Due turni da marathon man, i primi contro Radek Stepanek e il carneade francese Bourgue, poi Andy Murray ha trovato ritmo e incisività anche sulla terra rossa di questo Roland Garros segnato dalle intemperie e dalle piogge torrenziali (anche la Senna ha raggiunto il livello di guardia a Parigi). Evidentemente tanta acqua deve aver fatto sentire un po' più a casa un britannico come il buon Andy, giunto a una svolta della sua carriera.

Ormai definitivamente competitivo anche sul rosso, come dimostrato ampiamente dai successi nei Master 1000 di Madrid 2015 e di Roma 2016, lo scozzese da poco divenuto papà è rimasto l'unico avversario di Novak Djokovic realmente credibile per continuità di risultati. Con Rafa Nadal e Roger Federer fuori causa per acciacchi assortiti, è lui l'ultimo ostacolo che si frappone tra il fuoriclasse serbo e la Coppa dei Moschettieri, trofeo ancora mancante nella bacheca del numero uno al mondo. Domani un'altra occasione per trasformare una carriera da quarto Fab a giocatore capace di conquistare uno Slam su tutte le superfici, dopo gli US Open 2012 e Wimbledon 2013 (guarda caso vinti in finale proprio contro Nole). L'ultima versione di Murray, riveduta e corretta negli anni, è quella di un giocatore più aggressivo e meno titubante da fondo campo, in particolar modo con il diritto, colpo ondivago nel repertorio dello scozzese. Mai in difficoltà con il rovescio, il numero due del ranking Atp ha finalmente trovato quel coraggio che gli mancava per cercare di abbreviare gli scambi, come ampiamente dimostrato dalla semifinale vinta ieri in quattro set su Stan Wawrinka, lo svizzero campione uscente. Contro Djokovic sarà una partita a specchio, più che a scacchi, ma Murray si porta dietro il ricordo positivo della finale di Roma, precedente beneagurante datato solo tre settimane.
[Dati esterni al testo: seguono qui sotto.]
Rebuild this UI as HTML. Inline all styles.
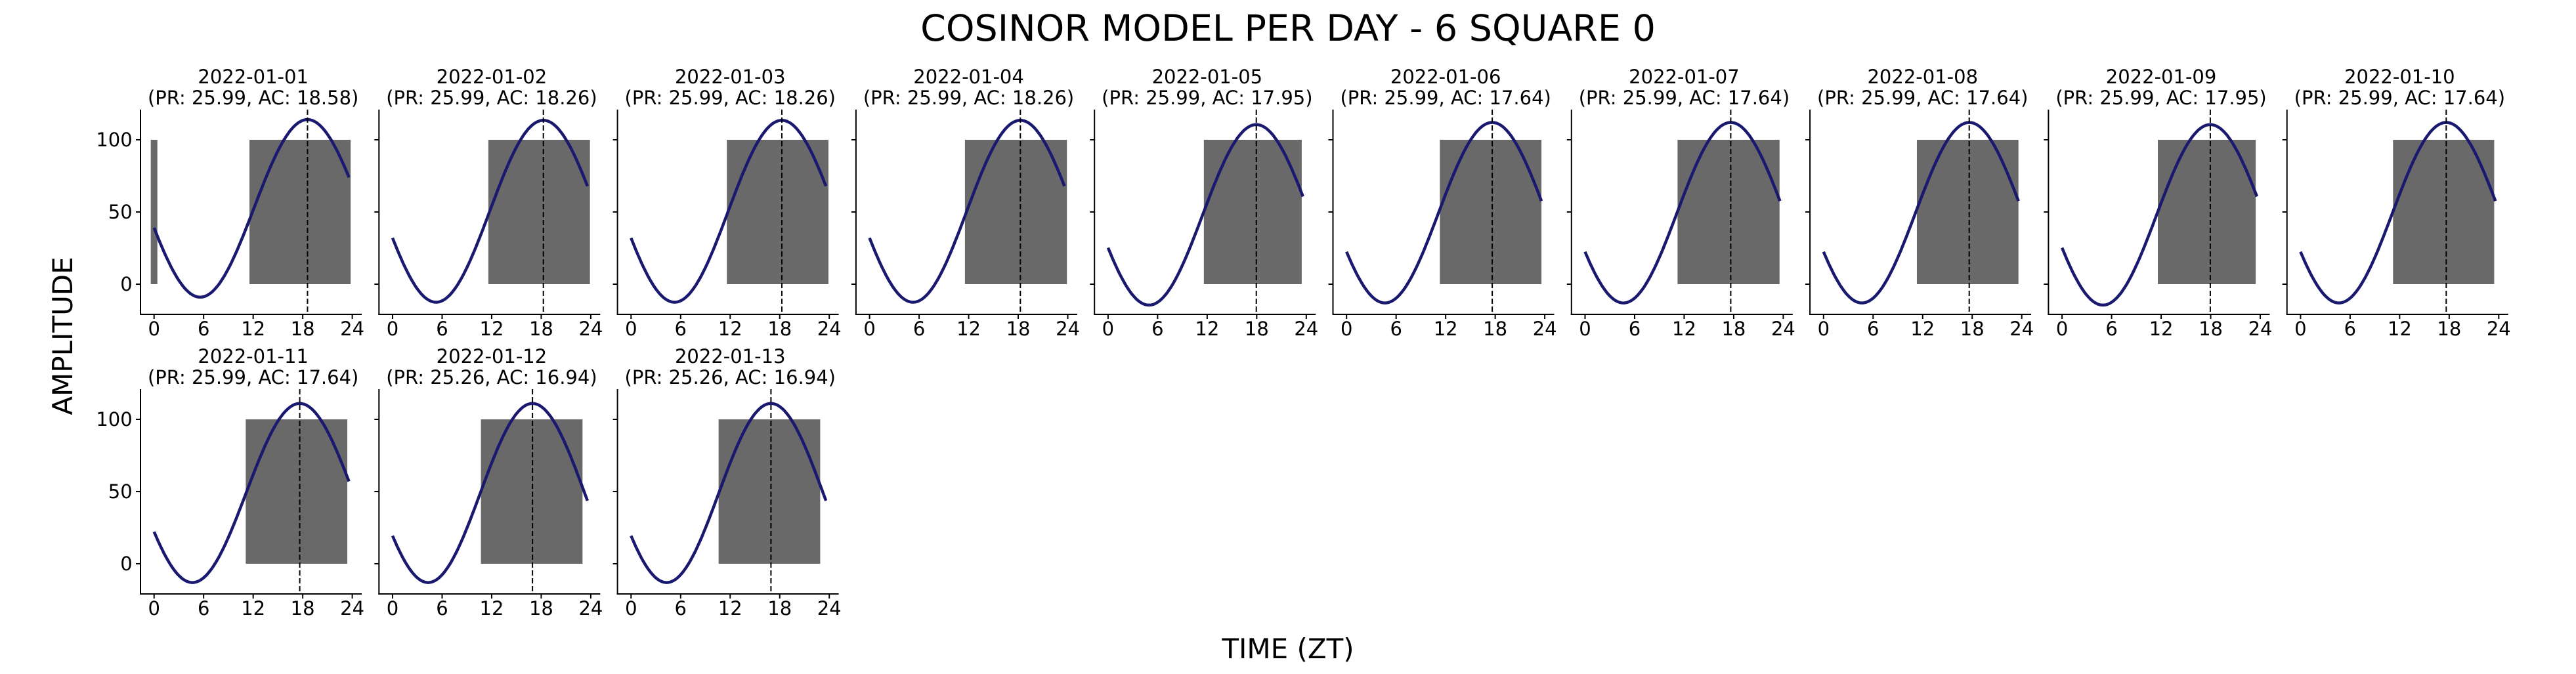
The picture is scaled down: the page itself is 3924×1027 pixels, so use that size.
<!DOCTYPE html>
<html><head><meta charset="utf-8"><style>
html,body{margin:0;padding:0;background:#fff;}
svg{display:block;font-family:"DejaVu Sans","Liberation Sans",sans-serif;}
</style></head><body>
<svg id="chart" width="3924" height="1027" viewBox="0 0 3924 1027" xmlns="http://www.w3.org/2000/svg">
<text x="1962" y="62" font-size="55.5" text-anchor="middle">COSINOR MODEL PER DAY - 6 SQUARE 0</text>
<text transform="translate(110,512) rotate(-90)" font-size="42" text-anchor="middle">AMPLITUDE</text>
<text x="1962" y="1003" font-size="42" text-anchor="middle">TIME (ZT)</text>
<g id="panels"></g>
</svg>
<script>
const dates=["2022-01-01","2022-01-02","2022-01-03","2022-01-04","2022-01-05","2022-01-06","2022-01-07","2022-01-08","2022-01-09","2022-01-10","2022-01-11","2022-01-12","2022-01-13"];
const periods=[25.99,25.99,25.99,25.99,25.99,25.99,25.99,25.99,25.99,25.99,25.99,25.26,25.26];
const acrophases=[18.58,18.26,18.26,18.26,17.95,17.64,17.64,17.64,17.95,17.64,17.64,16.94,16.94];
const mesors=[52.5,50.5,50.5,50.5,48,49.5,49.5,49.5,48,49.5,49,49,49];
const amplitudes=[61.5,63,63,63,62.5,62.5,62.5,62.5,62.5,62.5,62,62,62];
const activeStarts=[11.55,11.6,11.6,11.55,11.6,11.3,11.2,11.3,11.6,11.2,11.1,10.7,10.6];
const activeEnds=[23.8,23.9,23.9,23.9,23.45,23.6,23.55,23.6,23.45,23.45,23.4,23.0,22.9];
const extraBlocks=[[-0.4,0.4],null,null,null,null,null,null,null,null,null,null,null,null];
const curveEnds=[23.6,23.6,23.6,23.6,23.6,23.6,23.6,23.6,23.6,23.6,23.6,23.6,23.6];
const xTicks=[0,6,12,18,24];
const yTicks=[0,50,100];

const NS="http://www.w3.org/2000/svg";
const root=document.getElementById('panels');
function mk(tag,attrs,parent){const e=document.createElementNS(NS,tag);for(const k in attrs)e.setAttribute(k,attrs[k]);parent.appendChild(e);return e;}
const PXH=12.58, PXU=2.2, COLW=363.3, ROWH=426;
dates.forEach((d,i)=>{
  const col=i%10,row=Math.floor(i/10);
  const x0=234.7+col*COLW, y0=433+row*ROWH;
  const X=h=>x0+h*PXH, Y=v=>y0-v*PXU;
  const g=mk('g',{},root);
  
  
  const t1=mk('text',{x:X(12),y:y0-306,'font-size':29,'text-anchor':'middle'},g);
  
  
  t1.textContent=d;
  const t2=mk('text',{x:X(12),y:y0-274,'font-size':29,'text-anchor':'middle'},g);
  
  
  t2.textContent='(PR: '+periods[i].toFixed(2)+', AC: '+acrophases[i].toFixed(2)+')';
  const blocks=[[activeStarts[i],activeEnds[i]]];
  if(extraBlocks[i])blocks.push(extraBlocks[i]);
  blocks.forEach(b=>{
    const r=mk('rect',{x:X(b[0]),y:Y(100),width:X(b[1])-X(b[0]),height:Y(0)-Y(100),fill:'#696969'},g);
    
    
  });
  let pts=[];
  for(let k=0;k<=200;k++){const t=curveEnds[i]*k/200;const v=mesors[i]+amplitudes[i]*Math.cos(2*Math.PI*(t-acrophases[i])/periods[i]);pts.push(X(t).toFixed(1)+','+Y(v).toFixed(1));}
  const p=mk('polyline',{points:pts.join(' '),fill:'none',stroke:'#191970','stroke-width':4.5},g);
  
  
  const ac=mk('line',{x1:X(acrophases[i]),x2:X(acrophases[i]),y1:y0-266,y2:y0+46,stroke:'#000','stroke-width':2,'stroke-dasharray':'8,4'},g);
  
  
  const ys=mk('line',{x1:x0-20.7,x2:x0-20.7,y1:y0-266,y2:y0+47,stroke:'#000','stroke-width':2},g);
  
  
  const xs=mk('line',{x1:x0-21.7,x2:x0+316.3,y1:y0+46,y2:y0+46,stroke:'#000','stroke-width':2},g);
  
  
  xTicks.forEach(v=>{
    mk('line',{x1:X(v),x2:X(v),y1:y0+46,y2:y0+53,stroke:'#000','stroke-width':2},g);
    const tl=mk('text',{x:X(v),y:y0+78,'font-size':29,'text-anchor':'middle'},g);
    
    
    tl.textContent=v;
  });
  yTicks.forEach(v=>{
    mk('line',{x1:x0-27.7,x2:x0-20.7,y1:Y(v),y2:Y(v),stroke:'#000','stroke-width':2},g);
    if(col===0){
      const tl=mk('text',{x:x0-33,y:Y(v)+10,'font-size':29,'text-anchor':'end'},g);
      
      
      tl.textContent=v;
    }
  });
});
</script>
</body></html>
Eppure il britannico accusa ancora clamorosi cali di concentrazione durante i match, che consentono agli avversari di avere quasi sempre un'opportunità per rientrare o scappare via nel punteggio, e che lo inducono a un atteggiamento vagamente sconsolato, in guerra con il mondo intero, che non fa altro che danneggiarlo. Forse la consapevolezza di essere nato in una generazione di fenomeni accentua questo lato ombroso del carattere di Murray, per il quale vale assolutamente una recente dichiarazione di John McEnroe: "Se ci fosse un warning per ogni lamento (o bestemmia), Murray non finirebbe una partita". E stavolta il mancino più famoso della storia del tennis (non ce ne voglia Nadal) ha colto nel segno con una delle sue proverbiali provocazioni. Ciò che ancora distanzia lo scozzese da Djokovic (ma anche da Roger e Rafa), è infatti l'atteggiamento nei momenti di difficoltà, un misto di sconforto e rassegnazione che fa spesso pendere l'ago della bilancia dalla parte del serbo, al contrario ormai calatosi nella dimensione del vincente inscalfibile, turbato solo dal poco clamore che accompagna i suoi trionfi. Ecco perchè la finale del Roland Garros 2016 è un passaggio fondamentale nella carriera di Murray, che non parte da favorito e che non avrà addosso la pressione di dover vincere a ogni costo, stavolta tutta sul suo rivale, vicino a conquistare un career Grand Slam che lo proietterebbe in un'èlite particolarmente ristretta (basti pensare che uno come Pete Sampras non ne fa parte). Tra Nole e la gloria c'è però un britannico forse troppo orgoglioso, per il quale vincere a Parigi sarebbe l'ultimo regalo al tennis di Sua Maestà, dopo la Coppa Davis conquistata sei mesi fa in Belgio.